Mas diante de tanta regulação, legislação e fiscalização, por que essas fraudes contra fundos de pensão acontecem com tanta frequência?
Essa pergunta ganha peso quando mais uma vez algum tipo de denúncia e investigação é publicizada como essa mais recente envolvendo o atual presidente do Flamengo, Rodolfo Landim.
Fundos de pensão possuem mais de R$ 1 trilhão
Segundo o Relatório de Estabilidade da Previdência Complementar, em sua 6ª edição, emitido pela Previc, divulgado em junho último, a previdência complementar fechada representa parte significativa da poupança de longo prazo no Brasil. Ao final de 2020, o montante de ativos dos planos de benefícios sob gestão das Entidades Fechadas de Previdência Fechada (EFPC) atingiu R$ 1,05 trilhão, um montante correspondente a aproximadamente 14% do PIB. No período, o sistema apresentou aumento no total de ativos em 5,7%, atingindo R$ 1,05 trilhão, destacando o crescimento de 8,7% nos planos com patrocínio público federal, apesar da redução na quantidade de entidades .

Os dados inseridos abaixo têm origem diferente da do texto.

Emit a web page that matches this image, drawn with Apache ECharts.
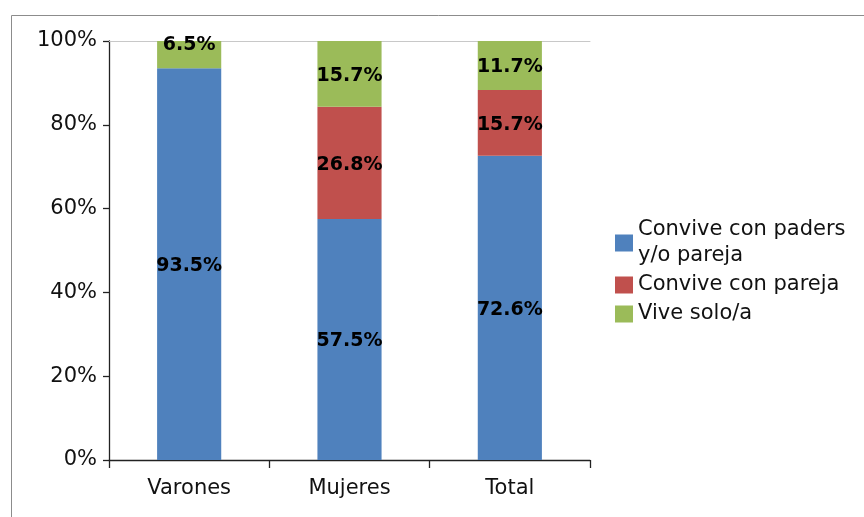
<!DOCTYPE html>
<html>
<head>
<meta charset="utf-8">
<script src="https://cdn.jsdelivr.net/npm/echarts@6/dist/echarts.min.js"></script>
<style>
  html, body { margin: 0; padding: 0; background: #fff; }
  #chart { width: 864px; height: 517px; }
</style>
</head>
<body>
<div id="chart"></div>
<script>
var categories = ['Varones', 'Mujeres', 'Total'];
var conviveParesPareja = [93.5, 57.5, 72.6];
var conviveConPareja = [null, 26.8, 15.7];
var viveSolo = [6.5, 15.7, 11.7];
var yTicks = [0, 20, 40, 60, 80, 100];

var seriesNames = ['Convive con paders y/o pareja', 'Convive con pareja', 'Vive solo/a'];
var seriesColors = ['#4F81BD', '#C0504D', '#9BBB59'];

function barLabel() {
    return {
        show: true,
        position: 'inside',
        offset: [0, 2],
        color: '#000',
        fontFamily: 'DejaVu Sans',
        fontWeight: 'bold',
        fontSize: 19,
        formatter: function (p) {
            return p.value == null ? '' : p.value.toFixed(1) + '%';
        }
    };
}

var myChart = echarts.init(document.getElementById('chart'));

var soloData = viveSolo.map(function (v, i) {
    // la etiqueta del primer tramo queda arriba, como en el original
    if (i === 0) {
        return { value: v, label: { offset: [0, -10] } };
    }
    return v;
});

var option = {
    animation: false,
    graphic: [{
        type: 'rect',
        shape: { x: 11.5, y: 15.5, width: 900, height: 600 },
        style: { fill: 'none', stroke: '#8c8c8c', lineWidth: 1 },
        silent: true
    }],
    grid: {
        left: 109,
        top: 41,
        width: 481,
        height: 419
    },
    legend: {
        orient: 'vertical',
        left: 615,
        top: 217,
        padding: 0,
        itemGap: 3,
        itemWidth: 18,
        itemHeight: 17,
        icon: 'rect',
        data: seriesNames,
        formatter: function (name) {
            return name === seriesNames[0] ? 'Convive con paders\ny/o pareja' : name;
        },
        textStyle: {
            fontFamily: 'DejaVu Sans',
            fontSize: 21,
            color: '#111',
            lineHeight: 26
        }
    },
    xAxis: [{
        type: 'category',
        data: categories,
        axisLine: { lineStyle: { color: '#222', width: 1.3 } },
        axisTick: { show: true, length: 8, lineStyle: { color: '#222', width: 1.3 } },
        axisLabel: {
            margin: 18,
            fontFamily: 'DejaVu Sans',
            fontSize: 21,
            color: '#111'
        }
    }, {
        type: 'category',
        position: 'top',
        data: categories,
        axisLine: { show: true, lineStyle: { color: '#c8c8c8' } },
        axisTick: { show: false },
        axisLabel: { show: false }
    }],
    yAxis: {
        type: 'value',
        min: yTicks[0],
        max: yTicks[yTicks.length - 1],
        interval: 20,
        axisLine: { show: true, lineStyle: { color: '#222', width: 1.3 } },
        axisTick: { show: true, length: 6, lineStyle: { color: '#222', width: 1.3 } },
        splitLine: { show: false },
        axisLabel: {
            margin: 12,
            formatter: '{value}%',
            fontFamily: 'DejaVu Sans',
            fontSize: 21,
            color: '#111'
        }
    },
    series: [
        {
            name: seriesNames[0],
            type: 'bar',
            stack: 'total',
            barWidth: '40%',
            data: conviveParesPareja,
            itemStyle: { color: seriesColors[0] },
            label: barLabel()
        },
        {
            name: seriesNames[1],
            type: 'bar',
            stack: 'total',
            data: conviveConPareja,
            itemStyle: { color: seriesColors[1] },
            label: barLabel()
        },
        {
            name: seriesNames[2],
            type: 'bar',
            stack: 'total',
            data: soloData,
            itemStyle: { color: seriesColors[2] },
            label: barLabel()
        }
    ]
};

myChart.setOption(option);
window.addEventListener('resize', function () {
    myChart.resize();
});
</script>
</body>
</html>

O resultado líquido final do Sistema de Previdência Complementar Fechada (SPCF) em 2020 foi positivo, superior a R$ 8 bilhões no final do ano, com manutenção da tendência crescente do superávit agregado, que alcançou R$ 35 bilhões, e da tendência declinante do déficit, que foi reduzido a R$ 27 bilhões.
Atualmente, o Sistema de Previdência Complementar Fechada contém mais de 7 milhões e novecentos mil participantes, sendo 3 milhões contribuintes na fase de acumulação de recursos e 4 milhões e 900 mil na fase de recebimento de benefícios. Ressalta-se ainda que os planos de benefícios são patrocinados por mais de 3.300 entidades públicas e privadas.
Conforme informe do Relatório Anual da Petros – 2020, hoje, o valor contábil registrado pela fundação em Fundos de Investimento em Participações é de mais de R$ 213 milhões. Ou seja, dos R$ 300 milhões investidos hoje, uma parte da carteira dos FIPs, R$ 90 milhões, está provisionada para perdas, registrando um valor “reduzido” pela “possibilidade” do dinheiro investido se perder por conta de investimentos mal sucedidos.
Enquanto isso, os aposentados, pensionistas e ativos seguem sendo os maiores fiadores e vítimas do apetite voraz das raposas do mercado financeiro que entopem de dinheiro os bolsos da burguesia brasileira que conta seus ovos de ouro.